Jakarta, Ruangenergi.com – Satuan Kerja Khusus Pelaksana Kegiatan Usaha Hulu Minyak dan Gas Bumi (SKK Migas), menegaskan bahwa pengurangan emisi menjadi salah satu pilar utama pada usaha peningkatan produksi migas nasional sebesar 1 juta BOPD dan 12 BSCFD gas pada tahun 2030.
Kepala SKK Migas, Dwi Soetjipto mengatakan, program pengurangan emisi sekaligus merupakan kontribusi nyata upaya hulu migas menjaga Indonesia sebagai paru-paru dunia demi menjaga keberlanjutan lingkungan untuk generasi yang akan datang,
Guna memastikan program keberlanjutan lingkungan hulu migas dapat terealisasi, Dwi melanjutkan, pihaknya telah memasukkan program ini ke dalam Indonesia Oil and Gas (IOG) 4.0, yaitu rencana hulu migas untuk mencapai target produksi migas di 2030 sebesar 1 juta BOPD minyak dan 12 BSCFD gas. Program tersebut adalah mendukung pencapaian keberlanjutan lingkungan, yang diterjemahkan ke dalam 2 program kunci yaitu Decommisioning dan Low Carbon Initiative.

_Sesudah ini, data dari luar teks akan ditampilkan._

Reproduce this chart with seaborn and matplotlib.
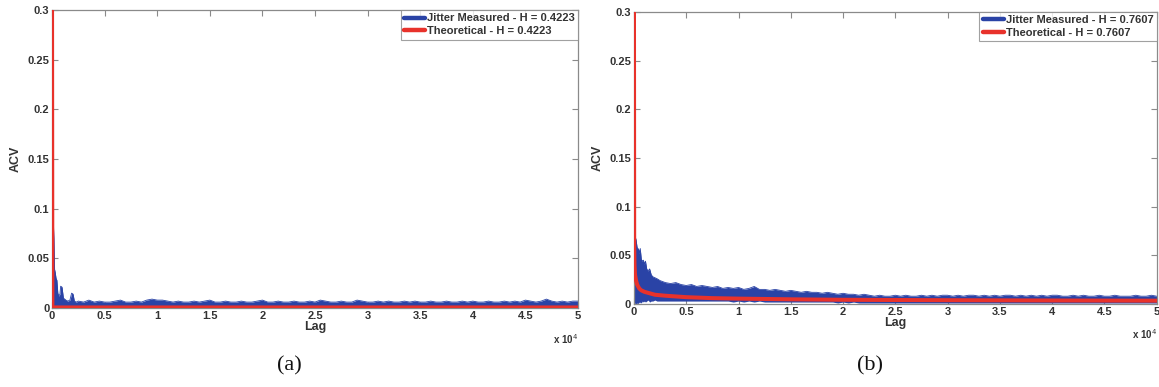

“SKK Migas sebagai lembaga Negara yang mengawasi dan mengendalikan kegiatan usaha hulu migas, memastikan terlindunginya lingkungan dalam operasi hulu migas sejak tahap eksplorasi hingga produksi. Langkah ini telah ditetapkan dalam rencana strategis Indonesia Oil and Gas 4.0 tahun 2020 – 2030. Salah satu target yang hendak dicapai adalah memastikan keberlanjutan lingkungan,” ujar Dwi Soetjipto.
Dwi menuturkan, dalam implementasinya program diterjemahkan melalui penguatan Program Penilaian Peringkat Kinerja Perusahaan dalam Pengelolaan Lingkungan Hidup atau PROPER oleh Kementerian Lingkungan Hidup dan Kehutanan yang diikuti sejak tahun 2002. Setiap tahun target peningkatan prestasi selalu dinaikkan.
“Pada tahun 2020 100% kontraktor kontrak kerja sama (KKKS) telah memenuhi kriteria taat, dengan rincian 38 KKKS masuk kategori taat (proper biru) dan 32 KKKS telah mendapatkan penilaian proper yang lebih tinggi, meliputi 26 KKKS mendapatkan proper hijau dan 6 KKKS mendapatkan proper emas,” paparnya.
Industri hulu migas juga melakukan manajemen konservasi energi, untuk maksud yang sama, di antaranya :
Pertama, mengimplementasikan energi konversi baik dalam perencanaan dan keteknikan operasi; Kedua, Penerapan kebijakan hemat energi; Ketiga, Implementasi Life Cycle Analysis; Keempat, Pemanfaatan energi baru terbarukan, dan; Kelima, Optimasi penggunaan associate gas untuk kebutuhan operasi.
Ia melanjutkan, upaya mewujudkan keberlanjutan lingkungan di atas memberikan dampak positif dalam penghematan biaya operasional hulu migas. Semisal di Pertamina EP pemanfaatan flare gas dapat menghemat biaya bahan bakar sebesar 66,8%.
Adapun di Premier Oil pemanfaatan flare gas dapat menambah 0,65MMSCFD penjualan gas. Langkah terkini yang dilakukan oleh SKK Migas dan KKKS adalah menerapkan Carbon Capture Utilization and Storage (CCUS).
Melalui penerapan CCUS, maka dapat memperpanjang rantai penggunaan limbah dari sektor perekonomian dengan tetap mengendalikan neraca emisi CO2 secara global, serta meningkatkan kesejahteraan sosial masyarakat.
“Rencana CCUS di sektor hulu migas diterapkan pada CO2-Enhanced Oil Recovery yang saat ini masih dalam bentuk kajian dan persiapan pilot project di Lapangan Gundih, Sukowati, Limau-Niru, dan Tangguh. CCUS EOR Lapangan Sukowati berpotensi menyimpan 15 juta tCO2. CCUS EOR Lapangan Tangguh berpotensi menyimpan 30 juta tCO2,” imbuh Dwi.
“Keberhasilan penerapan CCUS pada beberapa lapangan migas tersebut, akan menjadi modal yang penting, mengingat salah satu srategi peningkatan produksi migas untuk mewujudkan Visi 2030 diperoleh dari penerapan EOR. Sehingga langkah peningkatan produksi hulu migas justru berperan dalam mengurangi emisi CO2,” tutup Dwi.